Chotian (sometimes spelled as Chotia) is a village in the Sardulgarh tehsil of Mansa district in Punjab, India. Jhunir is the surrounding village.

==Geography==
Chotian is located 36 km towards South from District headquarters Mansa,
11 km from Sardulewala and 209 km from State capital Chandigarh. Chotian's Pin code is 151506 and postal office is Adamke. Alike (3 km), Mirpur Kalan (3 km), Ranjitgarh Bandran (5 km), Lohgarh (5 km) and Jhanduke (5 km) are the nearby Villages. it is surrounded by Jhunir tehsil towards North, Ratia tehsil towards East, Fatehabad tehsil towards South, Mansa tehsil towards North.
Ratia, Fatehabad, Mansa, Budhlada and Sardulgarh are the nearby Cities to Chotian.

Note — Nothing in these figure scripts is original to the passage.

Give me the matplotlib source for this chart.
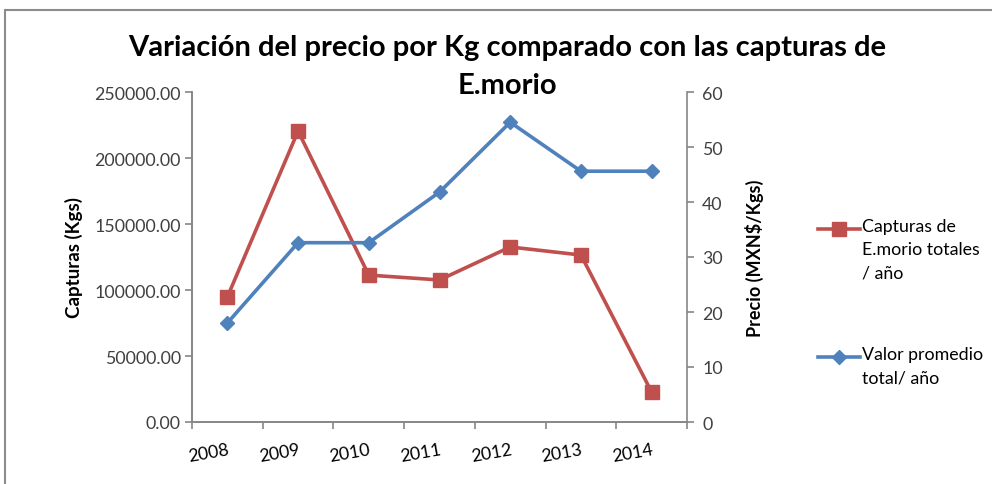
import numpy as np
import matplotlib.pyplot as plt
from matplotlib.lines import Line2D
from matplotlib.patches import Rectangle

# Data
years = ["2008", "2009", "2010", "2011", "2012", "2013", "2014"]
capturas = [94700, 220400, 111300, 107600, 132600, 126500, 22700]
precio = [18.0, 32.6, 32.6, 41.8, 54.5, 45.6, 45.6]
legend_labels = ["Capturas de\nE.morio totales\n/ año", "Valor promedio\ntotal/ año"]

red = "#C0504D"
blue = "#4F81BD"
grey = "#868686"
txt = "#404040"

plt.rcParams["font.family"] = ["Lato", "DejaVu Sans"]

fig = plt.figure(figsize=(9.92, 4.85), dpi=100)
fig.patches.append(Rectangle((5 / 992, -0.1), 1.1, 1 - 11 / 485 + 0.1,
                             transform=fig.transFigure, fill=False,
                             edgecolor="#8c8c8c", linewidth=1.5))

ax = fig.add_axes([192 / 992, 62 / 485, (687 - 192) / 992, (423 - 93) / 485])
ax2 = ax.twinx()

x = np.arange(len(years)) + 0.5
ax.plot(x, capturas, color=red, lw=2.6, marker="s", ms=10, zorder=3)
ax2.plot(x, precio, color=blue, lw=2.6, marker="D", ms=7, zorder=3)

ax.set_xlim(0, len(years))
ax.set_ylim(0, 250000)
ax2.set_ylim(0, 60)
ax.set_yticks(np.arange(0, 250001, 50000))
ax.set_yticklabels([f"{v:.2f}" for v in np.arange(0, 250001, 50000)])
ax2.set_yticks(np.arange(0, 61, 10))

ax.set_xticks(np.arange(len(years) + 1))
ax.set_xticklabels([])
ax.set_xticks(x, minor=True)
ax.set_xticklabels(years, minor=True, rotation=10, ha="right", va="top",
                   rotation_mode="anchor")
ax.tick_params(axis="x", which="minor", length=0, pad=14, labelsize=12.8, labelcolor="black")
ax.tick_params(axis="x", which="major", length=5, color=grey, width=1.2)
ax.tick_params(axis="y", length=5, color=grey, width=1.2, labelsize=12.8, labelcolor=txt, pad=3)
ax2.tick_params(axis="y", length=5, color=grey, width=1.2, labelsize=12.8, labelcolor=txt, pad=6)

for a in (ax, ax2):
    a.spines["top"].set_visible(False)
    for s in ("left", "right", "bottom"):
        a.spines[s].set_color(grey)
        a.spines[s].set_linewidth(1.2)
ax.spines["right"].set_visible(False)

ax.set_ylabel("Capturas (Kgs)", fontsize=13.5, fontweight="bold", labelpad=8)
ax2.set_ylabel("Precio (MXN$/Kgs)", fontsize=13, fontweight="bold", labelpad=16)

fig.text(507 / 992, 1 - 48 / 485, "Variación del precio por Kg comparado con las capturas de",
         ha="center", va="center", fontsize=21, fontweight="bold")
fig.text(507 / 992, 1 - 86 / 485, "E.morio",
         ha="center", va="center", fontsize=21, fontweight="bold")

# legend drawn by hand so the key sits on the first text line, like Excel
for (color, marker, ms), label, ykey in zip([(red, "s", 10), (blue, "D", 7)],
                                            legend_labels, [230, 358]):
    yf = 1 - ykey / 485
    fig.add_artist(Line2D([818 / 992, 839 / 992, 860 / 992], [yf, yf, yf],
                          transform=fig.transFigure, color=color, lw=2.6,
                          marker=marker, ms=ms, markevery=[1]))
    fig.text(862 / 992, 1 - (ykey - 11) / 485, label, ha="left", va="top",
             fontsize=12.8, linespacing=1.55)

fig.savefig("out.png", dpi=100)
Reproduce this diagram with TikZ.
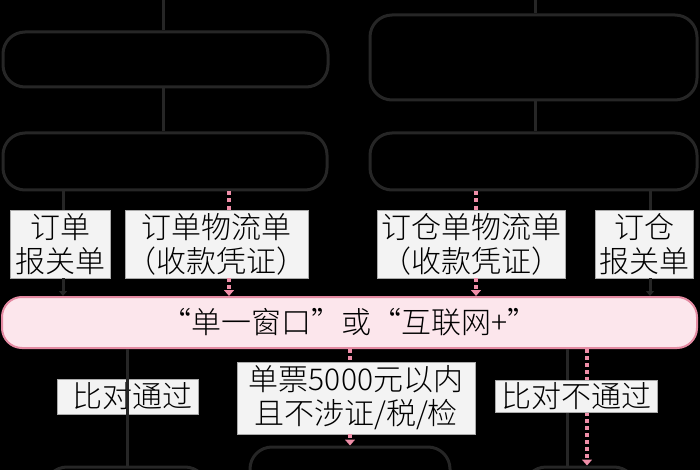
\documentclass[tikz,border=0pt]{standalone}
\usepackage{fontspec}
\setmainfont{Noto Sans CJK SC}[UprightFont=* Light]
\usetikzlibrary{arrows.meta}
\definecolor{boxline}{HTML}{262626}
\definecolor{labfill}{HTML}{F3F3F3}
\definecolor{barfill}{HTML}{FCE6EC}
\definecolor{barline}{HTML}{E48AA2}
\definecolor{pinkarr}{HTML}{EF8EA8}
\begin{document}
\begin{tikzpicture}[x=1pt,y=-1pt,
  flowbox/.style={draw=boxline, line width=3pt, fill=black, rounded corners=22pt, inner sep=0pt},
  lab/.style={fill=labfill, draw=labfill!70!black, line width=0.6pt, inner sep=0pt, align=center,
    font=\fontsize{30}{34}\selectfont, text=black},
  graycon/.style={draw=boxline, line width=3pt, -{Triangle[width=8pt,length=5pt]}},
  grayline/.style={draw=boxline, line width=3pt},
  pinkcon/.style={draw=pinkarr, line width=4pt, dash pattern=on 4pt off 3pt, -{Triangle[width=10pt,length=6pt]}},
  pinkline/.style={draw=pinkarr, line width=4pt, dash pattern=on 4pt off 3pt}]
\useasboundingbox (0,0) rectangle (700,470);
\fill[black] (0,0) rectangle (700,470);
\begin{scope}
\clip (0,0) rectangle (700,470);
% boxes
\node[flowbox, minimum width=325pt, minimum height=55pt] (b1L) at (165.5,59.5) {};
\node[flowbox, minimum width=324pt, minimum height=57pt] (b2L) at (165,161.5) {};
\node[flowbox, minimum width=327pt, minimum height=85pt] (b1R) at (533.5,57.5) {};
\node[flowbox, minimum width=327pt, minimum height=57pt] (b2R) at (533.5,161.5) {};
\node[flowbox, minimum width=162pt, minimum height=46pt] (b3L) at (126,490) {};
\node[flowbox, minimum width=200pt, minimum height=66pt] (b3M) at (350,480) {};
\node[flowbox, minimum width=112pt, minimum height=46pt] (b3R) at (580,490) {};
% bar
\node[draw=barline, fill=barfill, line width=2pt, rounded corners=20pt, minimum width=695pt, minimum height=51pt,
  inner sep=0pt, font=\fontsize{30}{34}\selectfont] (bar) at (349.5,322.5) {“单一窗口”或“互联网+”};
% column coordinates
\coordinate (tL) at (163,0);
\coordinate (tR) at (535,0);
\coordinate (cA) at (63,0);
\coordinate (cB) at (229,0);
\coordinate (cC) at (476,0);
\coordinate (cD) at (650,0);
\coordinate (cE) at (127,0);
\coordinate (cF) at (350,0);
\coordinate (cG) at (567,0);
\coordinate (cH) at (587,0);
% labels
\node[lab, minimum width=100pt, minimum height=68pt] (l1) at (60,244) {订单\\报关单};
\node[lab, minimum width=183pt, minimum height=68pt] (l2) at (216.5,244) {订单物流单\\（收款凭证）};
\node[lab, minimum width=188pt, minimum height=68pt] (l3) at (471,244) {订仓单物流单\\（收款凭证）};
\node[lab, minimum width=98pt, minimum height=68pt] (l4) at (644,244) {订仓\\报关单};
\node[lab, minimum width=238pt, minimum height=72pt] (l6) at (356,398) {单票5000元以内\\且不涉证/税/检};
% top connectors
\draw[grayline] (tL) -- (tL |- b1L.north);
\draw[grayline] (tR) -- (tR |- b1R.north);
\draw[grayline] (tL |- b1L.south) -- (tL |- b2L.north);
\draw[grayline] (tR |- b1R.south) -- (tR |- b2R.north);
% to labels and bar
\draw[grayline] (cA |- b2L.south) -- (cA |- l1.north);
\draw[graycon] (cA |- l1.south) -- (cA |- bar.north);
\draw[pinkline] (cB |- b2L.south) -- (cB |- l2.north);
\draw[pinkcon] (cB |- l2.south) -- (cB |- bar.north);
\draw[pinkline] (cC |- b2R.south) -- (cC |- l3.north);
\draw[pinkcon] (cC |- l3.south) -- (cC |- bar.north);
\draw[grayline] (cD |- b2R.south) -- (cD |- l4.north);
\draw[graycon] (cD |- l4.south) -- (cD |- bar.north);
% below bar
\draw[pinkline] (cF |- bar.south) -- (cF |- l6.north);
\draw[pinkcon] (cF |- l6.south) -- (cF |- b3M.north);
\draw[grayline] (cG |- bar.south) -- (cG |- b3R.north);
\draw[pinkcon] (cH |- bar.south) -- (cH |- b3R.north);
\node[lab, minimum width=162pt, minimum height=32pt] (l7) at (576,396) {比对不通过};
\node[lab, minimum width=141pt, minimum height=35pt] (l5) at (127.5,396.5) {\hspace*{10pt}比对通过};
\draw[grayline] (cE |- bar.south) -- (cE |- b3L.north);
\end{scope}
\end{tikzpicture}
\end{document}
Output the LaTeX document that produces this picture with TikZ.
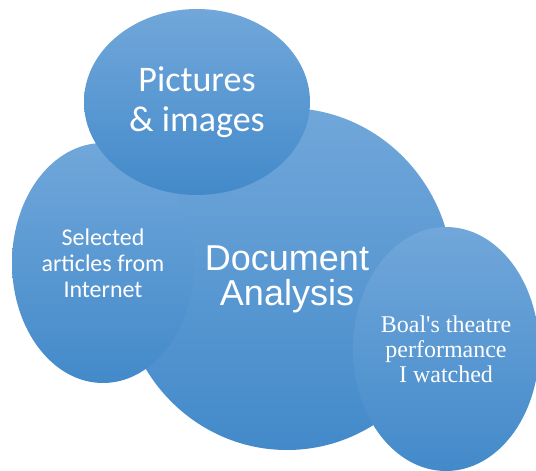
\documentclass[tikz,border=0pt]{standalone}
\usepackage{fontspec}
\setmainfont{Liberation Sans}
\newfontfamily\calibf{Carlito}
\newfontfamily\timesf{Liberation Serif}
\usetikzlibrary{shapes.geometric}
\definecolor{ctop}{RGB}{113,167,218}
\definecolor{cbot}{RGB}{67,138,202}
\begin{document}
\begin{tikzpicture}[x=1pt,y=-1pt,
  bubble/.style={ellipse, inner sep=0pt, draw=none, top color=ctop, bottom color=cbot,
    text=white, align=center}]
\useasboundingbox (0,0) rectangle (536,471);
\node[bubble, minimum width=332pt, minimum height=342pt,
  font=\fontsize{36}{35}\selectfont] (doc) at (287,279) {Document\\Analysis};
\node[bubble, minimum width=186pt, minimum height=244pt,
  font=\timesf\fontsize{24}{25}\selectfont] (boal) at (446,349) {Boal's theatre\\performance\\I watched};
\node[bubble, minimum width=182pt, minimum height=240pt,
  font=\calibf\fontsize{24}{26}\selectfont] (art) at (103,263) {Selected\\articles from\\Internet};
\node[bubble, minimum width=226pt, minimum height=186pt,
  font=\calibf\fontsize{36}{40}\selectfont] (pic) at (197,102) {Pictures\\\& images};
\end{tikzpicture}
\end{document}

This Place is in the border of the Mansa district and Fatehabad District.

==Demographics==

| Subject | Total | Male | Female |
|---|---|---|---|
| Number of houses | 243 |  |  |
| Population | 1,263 | 672 | 591 |
| Children (0–6) | 115 | 71 | 44 |
| Scheduled Caste | 538 | 287 | 251 |
| Backward class | 0 | 0 | 0 |
| Literacy rate | 62.80% | 71.38% | 53.38% |
| Workers | 474 | 392 | 82 |
| Main workers | 472 | 0 | 0 |
| Medium workers | 2 | 2 | 0 |

At the 2001 census, Chotian had a total population of 1,172 and at the 2011 census, Chotian had a total population of 1,263 with 2,43 households, 672 males and 591 females.

== Religion ==
The population mostly follows the Sikhism with Hinduism.